I received an official notice today that if I register by February 26 I can vote in the next Irish senate election set for 2016.
There it is at last – the Irish emigrant vote.
Except it’s not.
My brother-in-law Ciaran Staunton, living in Queens via Mayo, received no such notification nor will he.
He can stand by his mailbox all day long and no letter will arrive.
As it turns out, as a university graduate, I can vote in the Irish senate election for one of the representatives from the university panel.
There will be a bunch of these senators elected by a handful of graduate votes. Some senators are quite famous like David Norris, who led the fight for gay equality in Ireland.
Ciaran, however, is not entitled to vote for Norris or anyone else.
He went to the school of hard knocks. Large family, rural Mayo, small farm, emigrant boat to London, then America.
You know the story; millions have done it.

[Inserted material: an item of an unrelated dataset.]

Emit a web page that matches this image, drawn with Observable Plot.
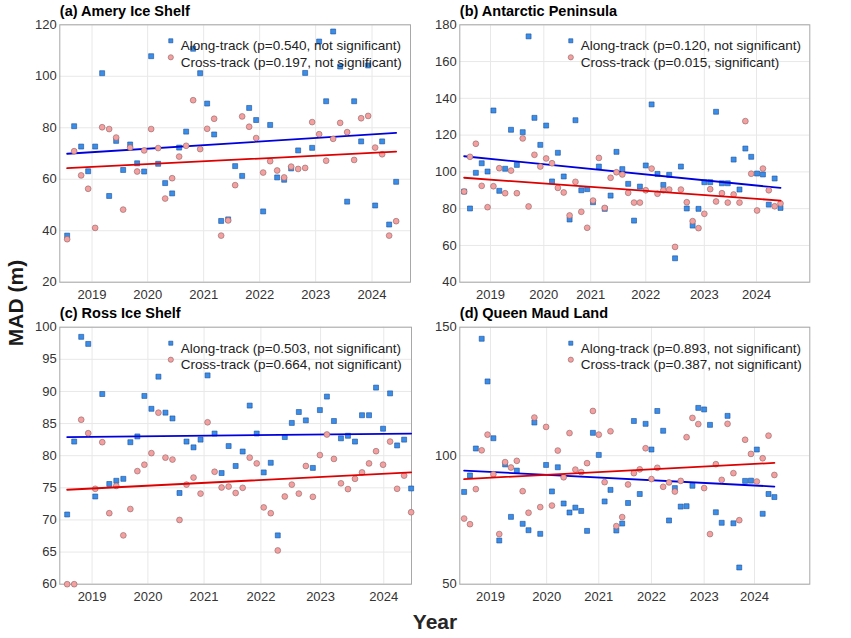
<!DOCTYPE html>
<html><head><meta charset="utf-8">
<script src="https://cdn.jsdelivr.net/npm/d3@7"></script>
<script src="https://cdn.jsdelivr.net/npm/@observablehq/plot@0.6"></script>
<style>
body{margin:0;background:#fff;font-family:"Liberation Sans",Arial,sans-serif;}
#wrap{position:relative;width:851px;height:638px;overflow:hidden;background:#fff;}
.panel{position:absolute;}
.panel svg{overflow:visible;}
#ylab{position:absolute;left:16px;top:303px;transform:translate(-50%,-50%) rotate(-90deg);font-weight:bold;font-size:21px;color:#1a1a1a;white-space:nowrap;}
#xlab{position:absolute;left:435px;top:622px;transform:translate(-50%,-50%);font-weight:bold;font-size:21px;color:#262626;white-space:nowrap;}
</style></head><body>
<div id="wrap"><div id="ylab">MAD (m)</div><div id="xlab">Year</div></div>
<script>
const yearLabels = ["2019","2020","2021","2022","2023","2024"];

// (a) Amery Ice Shelf
const titleA = "(a) Amery Ice Shelf";
const legendA = ["Along-track (p=0.540, not significant)", "Cross-track (p=0.197, not significant)"];
const alongA = [38.1,80.6,72.7,63.1,72.7,101.2,53.5,74.9,63.6,73.5,66.2,63.0,107.8,66.0,58.5,54.5,72.3,78.5,110.7,101.2,89.4,77.4,43.8,44.4,65.1,61.3,87.7,83.0,47.5,81.1,60.7,59.8,64.2,71.2,101.3,72.2,113.5,90.3,117.4,103.8,51.3,90.3,74.7,104.2,49.8,74.7,42.4,59.0];
const crossA = [36.7,70.9,61.5,56.3,41.1,80.2,79.5,76.2,48.2,72.3,63.0,71.2,79.5,72.1,52.5,60.4,68.8,73.0,90.7,71.7,79.6,83.5,38.1,44.0,57.7,84.4,80.4,76.0,62.6,67.0,63.4,60.7,64.9,64.0,64.4,82.2,77.5,67.2,75.7,81.9,78.3,67.5,83.7,84.6,72.3,69.7,38.1,43.7];
const trendAlongA = [69.9, 78.0];
const trendCrossA = [64.3, 70.7];
const yTicksA = [20,40,60,80,100,120];
const xTicksA = [3.55,11.5,19.5,27.5,35.5,43.55];

// (b) Antarctic Peninsula
const titleB = "(b) Antarctic Peninsula";
const legendB = ["Along-track (p=0.120, not significant)", "Cross-track (p=0.015, significant)"];
const alongB = [89.3,80.1,99.5,104.7,100.2,133.4,89.7,101.7,122.9,103.8,121.6,173.7,129.4,114.7,125.2,94.8,110.4,97.5,74.1,128.1,90.0,90.6,83.5,102.9,79.9,87.1,110.9,101.5,93.5,73.5,92.0,103.5,136.7,98.9,92.9,98.4,53.0,102.9,80.1,70.8,79.9,94.4,94.4,132.7,93.8,93.8,106.7,90.4,112.7,108.2,99.1,98.6,82.2,96.4,80.4];
const crossB = [89.3,108.2,115.3,92.4,80.8,92.2,102.0,88.4,100.7,88.4,118.2,81.2,109.3,102.9,107.3,104.7,91.3,88.8,76.3,94.6,78.3,69.6,84.4,107.6,80.4,96.8,99.8,98.6,88.6,83.3,83.3,90.0,101.8,88.1,90.0,90.4,59.2,90.4,83.5,73.2,69.4,77.2,90.6,83.9,88.4,83.3,87.7,83.3,127.6,99.0,79.0,101.8,90.0,81.3,82.8];
const trendAlongB = [108.5, 91.3];
const trendCrossB = [96.8, 84.4];
const yTicksB = [40,60,80,100,120,140,160,180];
const xTicksB = [4.5,13.6,21.6,31.0,41.0,49.9];

// (c) Ross Ice Shelf
const titleC = "(c) Ross Ice Shelf";
const legendC = ["Along-track (p=0.503, not significant)", "Cross-track (p=0.664, not significant)"];
const alongC = [70.85,82.2,98.5,97.4,73.65,89.6,75.6,76.1,76.4,82.1,83.0,89.3,87.3,92.3,86.7,85.8,74.2,82.2,81.3,82.5,92.5,83.45,77.3,81.5,78.4,80.65,87.8,83.45,77.4,78.9,67.6,82.9,85.1,86.8,85.5,78.1,87.1,89.2,85.4,82.7,83.1,82.2,86.3,86.3,90.6,84.2,89.7,81.6,82.5,74.9];
const crossC = [60.0,60.0,85.6,83.5,74.85,82.1,71.05,75.3,67.6,71.7,77.6,78.6,80.4,86.7,79.7,79.4,70.0,75.5,76.6,74.1,85.2,77.5,75.05,75.2,74.2,75.0,79.7,78.8,71.95,71.05,65.25,73.65,75.5,74.1,78.4,73.6,80.1,83.3,79.5,75.7,74.8,76.4,77.4,78.8,80.7,78.6,82.2,74.85,76.9,71.2];
const trendAlongC = [82.9, 83.45];
const trendCrossC = [74.7, 77.4];
const yTicksC = [60,65,70,75,80,85,90,95,100];
const xTicksC = [3.55,11.5,19.5,27.6,36.1,45.1];

// (d) Queen Maud Land
const titleD = "(d) Queen Maud Land";
const legendD = ["Along-track (p=0.893, not significant)", "Cross-track (p=0.387, not significant)"];
const alongD = [85.9,92.3,102.8,145.5,128.9,106.8,67.0,96.6,76.2,94.2,73.5,71.0,112.9,69.6,96.4,86.1,95.5,81.4,77.9,79.8,78.5,70.75,108.9,100.3,82.2,86.7,70.9,73.6,81.6,113.5,85.1,112.4,102.4,117.4,109.7,74.8,87.4,80.2,80.35,88.3,118.6,118.0,112.0,78.0,73.9,115.5,73.7,56.5,90.2,90.3,102.4,77.4,85.1,83.9];
const crossD = [75.55,73.35,87.0,102.1,108.2,92.8,69.5,97.5,95.4,98.0,86.2,77.8,114.85,80.0,111.2,80.6,102.0,91.6,108.8,94.6,93.6,97.1,117.4,108.2,89.7,109.5,72.6,76.1,88.8,93.2,94.7,102.9,90.9,95.3,87.9,89.6,86.05,90.2,107.2,114.7,112.3,87.4,69.5,96.7,90.6,112.4,93.2,74.9,106.2,100.7,89.95,99.0,107.8,92.5];
const trendAlongD = [94.2, 88.0];
const trendCrossD = [90.9, 97.2];
const yTicksD = [50,100,150];
const xTicksD = [4.5,14.1,23.0,32.0,41.0,49.6];

const BLUE_FILL = "#3a8ee8", BLUE_EDGE = "#1d4f9a";
const RED_FILL = "#f5a0a0", RED_EDGE = "#8c6464";
const FONT = "Liberation Sans, Arial, Helvetica, sans-serif";

function panel(cfg) {
  const A = cfg.along.map((v, i) => ({i, v}));
  const C = cfg.cross.map((v, i) => ({i, v}));
  const n = cfg.along.length;
  const tA = [{i: 0, v: cfg.trendAlong[0]}, {i: n - 1, v: cfg.trendAlong[1]}];
  const tC = [{i: 0, v: cfg.trendCross[0]}, {i: n - 1, v: cfg.trendCross[1]}];
  const labelMap = new Map(cfg.xTicks.map((t, k) => [t, yearLabels[k]]));
  const svg = Plot.plot({
    width: 425, height: 305,
    marginLeft: 59.3, marginRight: cfg.mr, marginTop: cfg.mt, marginBottom: cfg.mb,
    x: {domain: cfg.xDomain},
    y: {domain: cfg.yDomain},
    style: {fontFamily: FONT, fontSize: "13px", color: "#333", overflow: "visible", background: "none"},
    marks: [
      Plot.gridX(cfg.xTicks, {stroke: "#e8e8e8", strokeOpacity: 1}),
      Plot.gridY(cfg.yTicks, {stroke: "#e8e8e8", strokeOpacity: 1}),
      Plot.axisX(cfg.xTicks, {tickSize: 0, tickPadding: 8, tickFormat: d => labelMap.get(d), label: null, fontSize: 13, fill: "#333"}),
      Plot.axisY(cfg.yTicks, {tickSize: 0, tickPadding: 3, label: null, fontSize: 13, fill: "#333"}),
      Plot.frame({stroke: "#a8a8a8"}),
      Plot.dot(A, {x: "i", y: "v", symbol: "square", r: 2.8, fill: BLUE_FILL, stroke: BLUE_EDGE, strokeWidth: 0.6}),
      Plot.line(tA, {x: "i", y: "v", stroke: "#0000dd", strokeWidth: 1.8}),
      Plot.dot(C, {x: "i", y: "v", r: 2.9, fill: RED_FILL, stroke: RED_EDGE, strokeWidth: 0.6}),
      Plot.line(tC, {x: "i", y: "v", stroke: "#dd0000", strokeWidth: 1.8}),
      Plot.dot([cfg.legend[0]], {frameAnchor: "top-left", dx: 111, dy: 16, symbol: "square", r: 2.3, fill: BLUE_FILL, stroke: BLUE_EDGE, strokeWidth: 0.6}),
      Plot.dot([cfg.legend[1]], {frameAnchor: "top-left", dx: 111, dy: 32.5, r: 2.6, fill: RED_FILL, stroke: RED_EDGE, strokeWidth: 0.6}),
      Plot.text([cfg.legend[0]], {frameAnchor: "top-left", dx: 121, dy: 16, text: d => d, textAnchor: "start", fontSize: 13.5, fill: "#222"}),
      Plot.text([cfg.legend[1]], {frameAnchor: "top-left", dx: 121, dy: 32.5, text: d => d, textAnchor: "start", fontSize: 13.5, fill: "#222"}),
      Plot.text([cfg.title], {frameAnchor: "top-left", dy: -9, text: d => d, textAnchor: "start", lineAnchor: "bottom", fontSize: 14.5, fontWeight: "bold", fill: "#000"})
    ]
  });
  const div = document.createElement("div");
  div.className = "panel";
  div.style.left = cfg.left + "px";
  div.style.top = cfg.top + "px";
  div.appendChild(svg);
  document.getElementById("wrap").appendChild(div);
}

panel({title: titleA, legend: legendA, along: alongA, cross: crossA, trendAlong: trendAlongA, trendCross: trendCrossA,
  yDomain: [20, 120], yTicks: yTicksA, xDomain: [-1.05, 49.05], xTicks: xTicksA, left: 0, top: 0, mt: 24.3, mb: 23.3, mr: 15});
panel({title: titleB, legend: legendB, along: alongB, cross: crossB, trendAlong: trendAlongB, trendCross: trendCrossB,
  yDomain: [40, 180], yTicks: yTicksB, xDomain: [-0.74, 59.0], xTicks: xTicksB, left: 400, top: 0, mt: 24.3, mb: 23.3, mr: 15.7});
panel({title: titleC, legend: legendC, along: alongC, cross: crossC, trendAlong: trendAlongC, trendCross: trendCrossC,
  yDomain: [60, 100], yTicks: yTicksC, xDomain: [-1.05, 49.05], xTicks: xTicksC, left: 0, top: 300, mt: 26.7, mb: 21.3, mr: 14});
panel({title: titleD, legend: legendD, along: alongD, cross: crossD, trendAlong: trendAlongD, trendCross: trendCrossD,
  yDomain: [50, 150], yTicks: yTicksD, xDomain: [-0.74, 59.05], xTicks: xTicksD, left: 400, top: 300, mt: 26.7, mb: 21.3, mr: 15.7});
</script>
</body></html>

I left after graduating from University College Dublin with a rather unspectacular Arts degree.
This, apparently, makes me more Irish, more qualified.
Mind you, I haven’t helped out hundreds of Irish strays over the years like Ciaran has by getting them jobs.
I haven’t turned my bars into semi-official Irish embassies where Irish leaders drop in for a pint and to get the best advice.
I haven’t led the charge these past few years to legalize the Irish. I haven’t organized the Irish lobby day in Washington on March 12 to help the undocumented.
But nonetheless, I and everyone else with that magic graduate diploma can vote in an Irish election for the upper chamber. But Ciaran and his like can't.
And there are hundreds of thousands just like him, from The Bronx to Brisbane, who cannot.
This folks, is a tale of two countries: one open for the “educated” to vote in senate elections and the other for the school of hard knocks folks to wonder when, if ever, they will have the opportunity.
Maybe the masters of the Irish universe fear the unwashed ones would have to sign with an X.
I wrote back to the senate folks saying I won’t be taking my vote until all emigrants have a voice either through emigrant representatives or a vote and then I mailed it.
Funny, I’m not holding my breath for a response.